Other minor typos, etc.
Pg 5, definition of derivation is missing commas after dhn:isSelection and dn:remodelledFrom
Pg 5, definition of interpretation: spreasheet -> spreadsheet
Pg 7, para 3; it is unclear who extracted the policies from the Flickr API
Pg 8, listing 1: odrl:actionodrl:license -> odrl:action odrl:license
Pg 7/8, listing 1: the prohibition on EventMedia to license – could it be clarified what this means?
Pg 8, Listing 3: it is unclear where the prohibition on modify output comes from, while the rest clearly come from listing 1, but the prohibition to licence from listing 1 does not feature in listing 3
Pg 8, footnote 27: out work -> our work; also og -> eg
Pg 13, listing 7: features “Optimised” in title, should this be removed?

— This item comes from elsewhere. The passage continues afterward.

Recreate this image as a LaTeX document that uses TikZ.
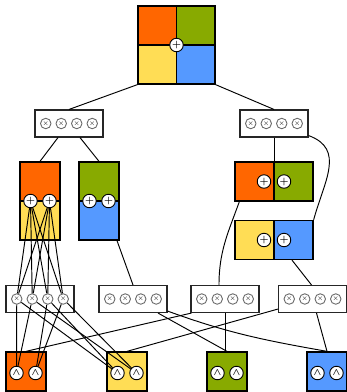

Pg 15, para 2: Figures 6d and 6e -> Figures 7d and 7e
Pg 15, para 2: Discussion of SPIN reasoner states Figure 7 shows an increase in space consumption, but Figure 7e shows a decrease

Review #3
By Ernesto Damiani submitted on 30/Sep/2016
Review Comment:

The authors extensively revised their previous submission, clarifying where their original contribution lies with respect to their previous work. Also, it is now more clear what they achieved, i.e. compressing policy propagation rules (seen as an eternal artifact w.r.t. the rule base.
I agree that the methodology is not affected when policies of assets are modified, assuming that the corresponding atomic policy is already present in the rule base.
The authors lso made explicit which changes to the rule base (the introduction of an entirely new policy) will require setting up new propagation rules. The paper is interesting and well-written.